Generate a JSON template for fine-grained per-layer quantization control:

# Create a template JSON file based on the model structure
convert_to_quant -i model.safetensors --dry-run create-template

Editing Existing Quantized Models

Modify metadata or remove/add tensors in an already quantized file:

# Remove specific tensors and update metadata
convert_to_quant -i quantized_model.safetensors --edit-quant \
    --remove-keys "layer1.weight_scale,layer2.weight_scale" \
    --save-quant-metadata

Benefits of Pre-Merging LoRAs

  1. Single file deployment - No separate LoRA loading needed at inference
  2. Faster inference - No runtime LoRA computation overhead
  3. Better quantization quality - QuIP can optimize for the merged weights rather than base + adapter separately
  4. Simpler workflow - One quantized file contains everything needed

Multi-LoRA Dampening

When merging multiple LoRAs, automatic dampening prevents over-saturation:

LoRA Index Scale Applied Description
1st 1.0 × --merge-lora-scale Full strength
2nd 0.9 × --merge-lora-scale 10% reduction
3rd 0.81 × --merge-lora-scale 19% reduction
nth 0.9^(n-1) × --merge-lora-scale Progressive dampening

Disable with --merge-lora-dampen=False if you want equal weighting.

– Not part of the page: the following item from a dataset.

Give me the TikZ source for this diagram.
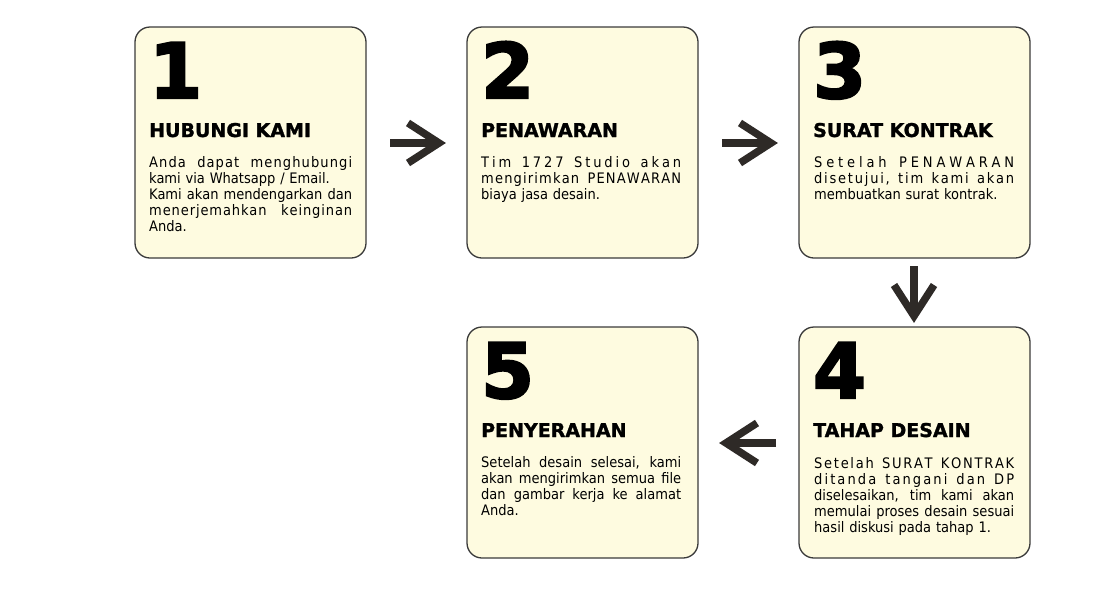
\documentclass[tikz,border=0pt]{standalone}
\usepackage{fontspec}
\setmainfont{DejaVu Sans Condensed}
\newfontfamily\numfont[FakeBold=3]{DejaVu Sans Bold}
\newfontfamily\headfont[FakeBold=1.4]{DejaVu Sans Bold}
\usetikzlibrary{calc}
\definecolor{boxfill}{HTML}{FEFBE0}
\definecolor{boxline}{HTML}{3A3A3A}
\definecolor{arrowcol}{HTML}{2E2A27}
\newlength\bodyw
\setlength\bodyw{201pt}
\def\wsf{1}
\makeatletter
\def\lsp@#1{\ifx#1\relax\else\ifx#1~~\hspace{0pt plus \wsf fil}\else#1\hspace{0pt plus 1fil}\fi\expandafter\lsp@\fi}
\newcommand\lsl[2][1]{\makebox[\bodyw][s]{\def\wsf{#1}\lsp@#2\relax\unskip}}
\makeatother
\newcommand\jl[1]{\makebox[\bodyw][s]{\spaceskip=0.3em plus 1fil\xspaceskip=0.3em plus 1fil #1}}
\tikzset{
  x=1pt, y=-1pt,
  stepcard/.style={draw=boxline, line width=1.3pt, fill=boxfill, rounded corners=15pt},
  bignum/.style={anchor=base west, inner sep=0pt, font=\numfont\fontsize{76}{76}\selectfont},
  headtxt/.style={anchor=base west, inner sep=0pt, font=\headfont\fontsize{19}{22}\selectfont},
  bodytxt/.style={anchor=north west, inner sep=0pt, text width=#1, align=left,
     font={\fontsize{14.5}{16}\selectfont\setlength\bodyw{#1}}},
  bodytxt/.default=200pt,
  arr/.style={draw=arrowcol, line width=7.5pt, line join=miter, line cap=butt},
}
\begin{document}
\begin{tikzpicture}
\useasboundingbox (0,0) rectangle (1098,598);
% boxes
\draw[stepcard] (135,27) rectangle (366,258);
\draw[stepcard] (467,27) rectangle (698,258);
\draw[stepcard] (799,27) rectangle (1030,258);
\draw[stepcard] (799,327) rectangle (1030,558);
\draw[stepcard] (467,327) rectangle (698,558);
\coordinate (b1) at (135,27);
\coordinate (b2) at (467,27);
\coordinate (b3) at (799,27);
\coordinate (b4) at (799,327);
\coordinate (b5) at (467,327);
% box 1
\node[bignum] (n1) at ($(b1)+(14,71)$) {1};
\node[headtxt] (h1) at ($(b1)+(14,110)$) {HUBUNGI KAMI};
\node[bodytxt=203pt] (t1) at ($(b1)+(14,129)$) {\rule{0pt}{11pt}\lsl[5]{Anda~dapat~menghubungi}\\
kami via Whatsapp / Email.\\
\jl{Kami akan mendengarkan dan}\\
\lsl[10]{menerjemahkan~keinginan}\\
Anda.};
% box 2
\node[bignum] (n2) at ($(b2)+(14,71)$) {2};
\node[headtxt] (h2) at ($(b2)+(14,110)$) {PENAWARAN};
\node[bodytxt] (t2) at ($(b2)+(14,129)$) {\rule{0pt}{11pt}\lsl{Tim~1727~Studio~akan}\\
\lsl[2]{mengirimkan~PENAWARAN}\\
biaya jasa desain.};
% box 3
\node[bignum] (n3) at ($(b3)+(14,71)$) {3};
\node[headtxt] (h3) at ($(b3)+(14,110)$) {SURAT KONTRAK};
\node[bodytxt] (t3) at ($(b3)+(15,129)$) {\rule{0pt}{11pt}\lsl{Setelah~PENAWARAN}\\
\lsl{disetujui,~tim~kami~akan}\\
membuatkan surat kontrak.};
% box 4
\node[bignum] (n4) at ($(b4)+(14,71)$) {4};
\node[headtxt] (h4) at ($(b4)+(14,110)$) {TAHAP DESAIN};
\node[bodytxt] (t4) at ($(b4)+(15,130)$) {\rule{0pt}{11pt}\lsl{Setelah~SURAT~KONTRAK}\\
\lsl{ditanda~tangani~dan~DP}\\
\jl{diselesaikan, tim kami akan}\\
\jl{memulai proses desain sesuai}\\
hasil diskusi pada tahap 1.};
% box 5
\node[bignum] (n5) at ($(b5)+(14,71)$) {5};
\node[headtxt] (h5) at ($(b5)+(14,110)$) {PENYERAHAN};
\node[bodytxt] (t5) at ($(b5)+(14,129)$) {\rule{0pt}{11pt}\jl{Setelah desain selesai, kami}\\
\jl{akan mengirimkan semua file}\\
\jl{dan gambar kerja ke alamat}\\
Anda.};
% arrows
\coordinate (a1s) at (390,143); \coordinate (a1e) at (439,143);
\draw[arr] (a1s) -- (a1e);
\draw[arr] ($(a1e)+(-31,-20)$) -- (a1e) -- ($(a1e)+(-31,20)$);
\coordinate (a2s) at (722,143); \coordinate (a2e) at (771,143);
\draw[arr] (a2s) -- (a2e);
\draw[arr] ($(a2e)+(-31,-20)$) -- (a2e) -- ($(a2e)+(-31,20)$);
\coordinate (a3s) at (914,266); \coordinate (a3e) at (914,316);
\draw[arr] (a3s) -- (a3e);
\draw[arr] ($(a3e)+(-20,-31)$) -- (a3e) -- ($(a3e)+(20,-31)$);
\coordinate (a4s) at (776,443); \coordinate (a4e) at (726,443);
\draw[arr] (a4s) -- (a4e);
\draw[arr] ($(a4e)+(31,-20)$) -- (a4e) -- ($(a4e)+(31,20)$);
\end{tikzpicture}
\end{document}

Custom Layout Development Workflow

From Research to Integration

  1. Develop in this workspace: Implement new quantization format in quant_ops.py
  2. Test with converter: Use convert_to_quant.py to quantize models
  3. Validate in ComfyUI: Load and test quantized models
  4. Document findings: Record results in research notes
  5. Refine implementation: Iterate based on quality/performance metrics

Example: The INT8 block-wise layout was developed using this workflow.